Busted! Howard Hughes’ Silver Slipper sign myths

Las Vegas is full of sensational stories that have been immortalized in movies, books and online, but how many of them are factually correct? 

One of our most important responsibilities at the Neon Museum is to ensure we are sharing accurate information with our guests. Our team spends a lot of time researching history at local archives, going through images to date our signs and talking with other historians to confirm the stories we present to the public. 

One of the most common myths we are asked about regularly relates to the ever-mysterious Howard Hughes. According to local legend, Howard Hughes thought there was a government camera in the Silver Slipper sign, so he bought the casino and filled the shoe with concrete to prevent it from recording him. 

Also, light from the sign bothered him so he bought the property when the owners wouldn’t turn it off. 

In reality, neither of these myths is true. 
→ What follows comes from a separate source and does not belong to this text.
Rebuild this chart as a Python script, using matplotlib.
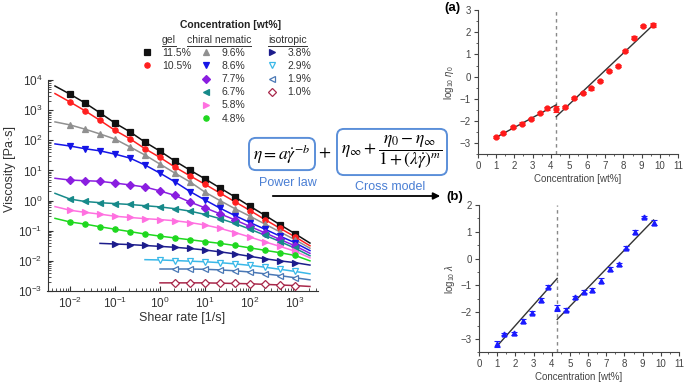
import matplotlib
matplotlib.use("Agg")
import matplotlib.pyplot as plt
import numpy as np
from matplotlib.ticker import LogLocator, MultipleLocator, NullFormatter, FixedLocator
from matplotlib.patches import FancyArrowPatch
from matplotlib.lines import Line2D

plt.rcParams["font.family"] = ["Liberation Sans", "DejaVu Sans"]
plt.rcParams["mathtext.fontset"] = "custom"
plt.rcParams["mathtext.rm"] = "Liberation Sans"
plt.rcParams["mathtext.it"] = "Liberation Sans:italic"
plt.rcParams["mathtext.bf"] = "Liberation Sans:bold"

W, H = 685, 382

# ---- flow curves (log10 viscosity) ----
shear_rate = [0.01, 0.0215, 0.0464, 0.1, 0.215, 0.464, 1.0, 2.15, 4.64,
              10.0, 21.5, 46.4, 100.0, 215.0, 464.0, 1000.0]
# fit lines run one grid step past the first / last measured point
fit_rate_lo = [0.00464, 0.01, 0.0215, 0.0464, 0.1, 0.215, 0.464, 1.0]
fit_rate_hi = 2150.0

labels = ["11.5%", "10.5%", "9.6%", "8.6%", "7.7%", "6.7%", "5.8%", "4.8%",
          "3.8%", "2.9%", "1.9%", "1.0%"]
colors = ["#111111", "#ff2020", "#909090", "#1515e6", "#8a1ee0", "#178a8a",
          "#ff70e0", "#1fd81f", "#1c1c8c", "#3ab8e8", "#4a78b5", "#a8284a"]
markers = ["s", "o", "^", "v", "D", "<", ">", "o", ">", "v", "<", "D"]
open_marker = [False] * 9 + [True, True, True]
first_idx = [0, 0, 0, 0, 0, 0, 0, 0, 3, 6, 7, 7]

eta_115 = [3.53, 3.24, 2.91, 2.57, 2.28, 1.94, 1.64, 1.31, 1.01, 0.72, 0.42, 0.12, -0.19, -0.49, -0.80, -1.10]
eta_105 = [3.27, 2.98, 2.66, 2.33, 2.05, 1.72, 1.43, 1.11, 0.82, 0.54, 0.25, -0.04, -0.33, -0.63, -0.92, -1.20]
eta_96 = [2.51, 2.37, 2.21, 2.04, 1.78, 1.51, 1.21, 0.91, 0.62, 0.28, 0.00, -0.27, -0.52, -0.78, -1.04, -1.30]
eta_86 = [1.81, 1.72, 1.65, 1.54, 1.41, 1.18, 0.91, 0.62, 0.30, 0.02, -0.25, -0.50, -0.73, -0.95, -1.18, -1.40]
eta_77 = [0.68, 0.66, 0.64, 0.58, 0.52, 0.45, 0.32, 0.17, -0.05, -0.24, -0.44, -0.64, -0.86, -1.07, -1.29, -1.50]
eta_67 = [0.05, -0.03, -0.07, -0.10, -0.13, -0.17, -0.21, -0.27, -0.35, -0.46, -0.60, -0.76, -0.95, -1.15, -1.36, -1.58]
eta_58 = [-0.32, -0.39, -0.45, -0.52, -0.56, -0.60, -0.63, -0.67, -0.73, -0.81, -0.92, -1.06, -1.21, -1.37, -1.52, -1.68]
eta_48 = [-0.71, -0.78, -0.87, -0.95, -1.03, -1.11, -1.18, -1.24, -1.30, -1.36, -1.42, -1.49, -1.57, -1.65, -1.73, -1.82]
eta_38 = [-1.44, -1.46, -1.49, -1.52, -1.55, -1.59, -1.64, -1.70, -1.77, -1.85, -1.93, -2.00, -2.06]
eta_29 = [-1.97, -1.99, -2.01, -2.03, -2.06, -2.10, -2.15, -2.21, -2.28, -2.35]
eta_19 = [-2.27, -2.27, -2.28, -2.30, -2.33, -2.37, -2.43, -2.49, -2.56]
eta_10 = [-2.73, -2.73, -2.73, -2.74, -2.75, -2.76, -2.78, -2.80, -2.82]
eta_fit_start = [3.80, 3.55, 2.61, 1.88, 0.74, 0.24, -0.20, -0.59, -1.42, -1.96, -2.27, -2.73]
eta_fit_end = [-1.41, -1.50, -1.58, -1.66, -1.75, -1.83, -1.90, -2.00, -2.14, -2.43, -2.63, -2.85]

all_eta = [eta_115, eta_105, eta_96, eta_86, eta_77, eta_67, eta_58, eta_48,
           eta_38, eta_29, eta_19, eta_10]

x_major = [1e-2, 1e-1, 1e0, 1e1, 1e2, 1e3]
y_major = [1e-3, 1e-2, 1e-1, 1e0, 1e1, 1e2, 1e3, 1e4]

# ---- fitted parameters vs concentration ----
conc = [1.0, 1.4, 1.9, 2.4, 2.9, 3.4, 3.8, 4.3, 4.8, 5.3, 5.8, 6.2, 6.7, 7.2, 7.7, 8.1, 8.6, 9.1, 9.6]
log_eta0 = [-2.71, -2.53, -2.26, -2.11, -1.91, -1.62, -1.43, -1.47, -1.38, -0.95, -0.72,
            -0.53, -0.20, 0.25, 0.49, 1.15, 1.75, 2.28, 2.32]
err_eta0 = [0.06, 0.05, 0.05, 0.05, 0.05, 0.05, 0.05, 0.13, 0.05, 0.05, 0.05,
            0.06, 0.05, 0.05, 0.05, 0.05, 0.07, 0.05, 0.09]
log_lam = [-3.19, -2.81, -2.79, -2.33, -2.02, -1.54, -1.05, -1.86, -1.90, -1.44, -1.23,
           -1.17, -0.82, -0.39, -0.21, 0.41, 1.00, 1.56, 1.34]
err_lam = [0.12, 0.05, 0.06, 0.06, 0.05, 0.07, 0.05, 0.11, 0.06, 0.06, 0.07,
           0.08, 0.08, 0.07, 0.05, 0.05, 0.07, 0.04, 0.10]
transition = 4.3
fit_a_x = [[1.0, 4.3], [4.3, 9.6]]
fit_a_y = [[-2.73, -1.27], [-1.80, 2.30]]
fit_b_x = [[1.0, 4.3], [4.3, 9.6]]
fit_b_y = [[-3.26, -0.74], [-2.27, 1.44]]


def fx(px):
    return px / W


def fy(py):
    return 1 - py / H


fig = plt.figure(figsize=(W / 100, H / 100), dpi=100)

# main flow-curve panel
ax = fig.add_axes([fx(47.5), fy(291), 270 / W, 211 / H])
handles = []
for i in range(12):
    f = first_idx[i]
    c = colors[i]
    line_x = [fit_rate_lo[f]] + shear_rate[f:] + [fit_rate_hi]
    line_y = 10 ** np.array([eta_fit_start[i]] + all_eta[i] + [eta_fit_end[i]])
    ax.plot(line_x, line_y, color=c, lw=1.1, zorder=2)
    mfc = "white" if open_marker[i] else c
    h, = ax.plot(shear_rate[f:], 10 ** np.array(all_eta[i]), ls="none", marker=markers[i],
                 ms=3.8, color=c, mfc=mfc, mew=0.9, zorder=3)
    handles.append(h)

ax.set_xscale("log")
ax.set_yscale("log")
ax.set_xlim(10 ** -2.5, 10 ** 3.5)
ax.set_ylim(1e-3, 1e4)
for s in ["top", "right"]:
    ax.spines[s].set_visible(False)
for s in ["left", "bottom"]:
    ax.spines[s].set_color("#333333")
ax.xaxis.set_major_locator(FixedLocator(x_major))
ax.yaxis.set_major_locator(FixedLocator(y_major))
ax.xaxis.set_minor_locator(LogLocator(base=10, subs=np.arange(2, 10), numticks=50))
ax.yaxis.set_minor_locator(LogLocator(base=10, subs=np.arange(2, 10), numticks=50))
ax.xaxis.set_minor_formatter(NullFormatter())
ax.yaxis.set_minor_formatter(NullFormatter())
ax.tick_params(which="both", direction="in", colors="#333333", labelsize=8.5)
ax.tick_params(which="major", length=3.5)
ax.tick_params(which="minor", length=2)
ax.set_xlabel("Shear rate [1/s]", fontsize=9, color="#333333", labelpad=1)
ax.set_ylabel("Viscosity [Pa·s]", fontsize=9, color="#333333")
ax.yaxis.set_label_coords(-0.115, 0.58)

# legend in three columns with underlined group headers
fig.text(fx(231), fy(25), "Concentration [wt%]", fontsize=7.5, fontweight="bold",
         ha="center", va="center", color="#222222")
renderer = fig.canvas.get_renderer()
for name, px in [("gel", 162), ("chiral nematic", 187), ("isotropic", 268)]:
    t = fig.text(fx(px), fy(40), name, fontsize=7.5, ha="left", va="center", color="#333333")
    bb = t.get_window_extent(renderer=renderer)
    fig.add_artist(Line2D([bb.x0 / W, bb.x1 / W], [(bb.y0 - 0.5) / H] * 2,
                          transform=fig.transFigure, color="#333333", lw=0.7))
groups = [[0, 1], [2, 3, 4, 5, 6, 7], [8, 9, 10, 11]]
group_x = [142.5, 201.5, 267.5]
for g, gx in zip(groups, group_x):
    leg = fig.legend(handles=[handles[i] for i in g], labels=[labels[i] for i in g],
                     loc="upper left", bbox_to_anchor=(fx(gx), fy(48)), frameon=False,
                     fontsize=7.5, handlelength=0.8, handletextpad=1.1, labelspacing=0.3,
                     borderpad=0, borderaxespad=0, numpoints=1)
    for t in leg.get_texts():
        t.set_color("#333333")

# model equation
eq_kw = dict(fontsize=12.5, math_fontfamily="stix", ha="center", va="center")
box = dict(boxstyle="round,pad=0.25,rounding_size=0.4", fc="white", ec="#5b8fd9", lw=1.4)
fig.text(fx(282), fy(154), r"$\eta = a\dot{\gamma}^{-b}$", bbox=box, **eq_kw)
fig.text(fx(325), fy(153), r"$+$", **eq_kw)
fig.text(fx(392), fy(152), r"$\eta_\infty + \dfrac{\eta_0 - \eta_\infty}{1 + (\lambda\dot{\gamma})^m}$",
         bbox=box, **eq_kw)
fig.text(fx(288), fy(183), "Power law", fontsize=9, color="#4a7fd4", ha="center", va="center")
fig.text(fx(390), fy(187), "Cross model", fontsize=9, color="#4a7fd4", ha="center", va="center")
fig.add_artist(FancyArrowPatch((fx(270), fy(196)), (fx(443), fy(196)), transform=fig.transFigure,
                               arrowstyle="-|>", mutation_scale=10, lw=1.3, color="black"))
fig.text(fx(452), fy(8), "(a)", fontsize=9.5, fontweight="bold", ha="center", va="center")
fig.text(fx(455), fy(197), "(b)", fontsize=9.5, fontweight="bold", ha="center", va="center")

# right panels
ax_a = fig.add_axes([fx(478), fy(154.4), 200 / W, 144.4 / H])
ax_b = fig.add_axes([fx(479), fy(352.4), 200 / W, 147.4 / H])
panels = [(ax_a, log_eta0, err_eta0, "#ff1a1a", "o", fit_a_x, fit_a_y, (-3.5, 3),
           r"log$_{10}$ $\eta_0$"),
          (ax_b, log_lam, err_lam, "#1a1aff", "^", fit_b_x, fit_b_y, (-3.5, 2),
           r"log$_{10}$ $\lambda$")]
for a, vals, errs, c, m, fxs, fys, ylim, ylab in panels:
    a.axvline(transition, color="#888888", lw=1, ls=(0, (2.5, 2.5)), zorder=1)
    for xs, ys in zip(fxs, fys):
        a.plot(xs, ys, color="#333333", lw=1, zorder=2)
    a.errorbar(conc, vals, yerr=errs, fmt=m, ms=3.5, color=c, ecolor=c,
               elinewidth=0.8, capsize=2, capthick=0.8, zorder=3)
    a.set_xlim(0, 11)
    a.set_ylim(*ylim)
    a.xaxis.set_major_locator(MultipleLocator(1))
    a.xaxis.set_minor_locator(MultipleLocator(0.5))
    a.yaxis.set_major_locator(MultipleLocator(1))
    a.yaxis.set_minor_locator(MultipleLocator(0.5))
    for s in ["top", "right"]:
        a.spines[s].set_visible(False)
    for s in ["left", "bottom"]:
        a.spines[s].set_color("#444444")
    a.tick_params(which="both", direction="out", colors="#444444", labelsize=7, pad=2)
    a.tick_params(which="major", length=3)
    a.tick_params(which="minor", length=1.5)
    a.set_xlabel("Concentration [wt%]", fontsize=7, color="#444444", labelpad=2)
    a.set_ylabel(ylab, fontsize=7, color="#444444", labelpad=3)

fig.savefig("out.png", dpi=100)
A manager from the Silver Slipper shared with Geoff Schumacher, director of content at the Mob Museum, that the room was blacked out so no light could bother him. Also, the Frontier Hotel Casino was bigger and brighter and would’ve been more of a nuisance. 

Finally, we have the sign and can confirm with confidence there is no concrete in it. Hughes’ purchase of the Silver Slipper was simply part of his 1966-1970 buying spree.